Expert Solutions and Techniques:
Conformal Cooling: Designs cooling channels that mimic the part’s contours, ensuring uniform heat dissipation.
Simulation Software: Tools like Autodesk Moldflow and Moldex3D help simulates the injection molding process to optimize designs.
Fundamental Design Considerations: Maintain consistent wall thickness and design ribs to minimize warpage.
Challenge 2: Battling Air Traps and Bubbles for Quality Moldings
Air traps and bubbles are significant hurdles, causing structural and visual defects in molded parts.
Causes of Air Traps and Bubbles:
Inadequate mold venting.
Excessively high injection speed.
Improper gate placement and uneven cooling.
Expert Solutions:
Proper Mold Venting: Use venting channels to allow air to escape.

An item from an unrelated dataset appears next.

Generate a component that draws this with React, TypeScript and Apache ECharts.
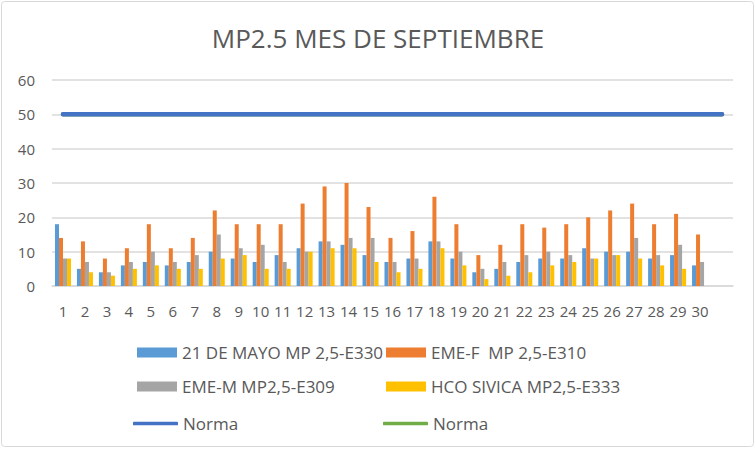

Optimizing Process Parameters: Control injection speed and pressure to minimize turbulence.
Advanced Molding Techniques: Vacuum-assisted molding (VARTM) and gas-assisted injection molding reduce air entrapment.
Challenge 3: Addressing Sink Marks for Superior Surface Finish
Sink marks are localized depressions in molded parts, often caused by uneven cooling and shrinkage in thicker sections.
Causes of Sink Marks:
Uneven cooling and shrinkage in thicker areas.
Material-related factors, such as high shrinkage rates.
Expert Solutions:
Design Optimization: Maintain uniform wall thickness and design flow paths to minimize sink marks.
Process Control: Increase injection pressure and optimize mold temperature to control cooling rates.
Challenge 4: Overcoming Short Shots for Complete Part Formation
Short shots occur when the molten plastic fails to completely fill the mold cavity, resulting in an incomplete part.
Causes of Short Shots:
Insufficient injection pressure or speed.
Improper shot size calculation.
Inadequate heating or poor mold venting.
Expert Solutions:
Adjusting Injection Molding Machine Settings: Increase injection pressure and speed, and optimize melt temperature.
Optimizing Mold Conditions: Ensure adequate mold venting and redesign gates and runners if necessary.
Challenge 5: Eliminating Flash for Enhanced Aesthetics and Reduced Costs
Flash is the excess plastic that escapes the mold cavity and forms unwanted layers on the molded part.
Consequences of Flash:
Aesthetic defects and functionality issues.
Additional post-processing steps increase cost and production time.
Causes of Flash Formation:
Mold parting line mismatch.
Inadequate clamping pressure or venting.
Expert Solutions:
Optimizing Clamping Force: Ensure the clamping force is sufficient but not excessive.
Regular Mold Maintenance: Clean molds and inspect for wear to prevent flash formation.
Fine-Tuning Process Parameters: Adjust injection rate and pressure to avoid overfilling.
Challenge 6: The Crucial Role of Correct Material Selection in Preventing Product Failure
Choosing the appropriate material is crucial to the success of the injection molding process.
Consequences of Incorrect Material Selection:
Dimensional inaccuracies, surface defects, and mechanical failures under specific conditions.
Systematic Approach to Material Selection:
Define Project Objectives: Understand the product’s function, environment, and lifespan.
Consider Key Material Properties: Tensile strength, impact resistance, heat tolerance, and chemical resistance.
Account for Other Factors: Cost, availability, and processing risks.

Conclusion: Mastering Challenges for Excellence in Plastic Injection Molding
This guide has explored the top 6 challenges in plastic injection molding in 2024: warping, air traps and bubbles, sink marks, short shots, flash, and incorrect material selection. Each challenge has unique implications for production quality, but there are expert solutions and best practices to address them.
By implementing these solutions, manufacturers can produce high-quality, dimensionally accurate, aesthetically pleasing, and cost-effective plastic injection-molded parts, leading to greater customer satisfaction and business success.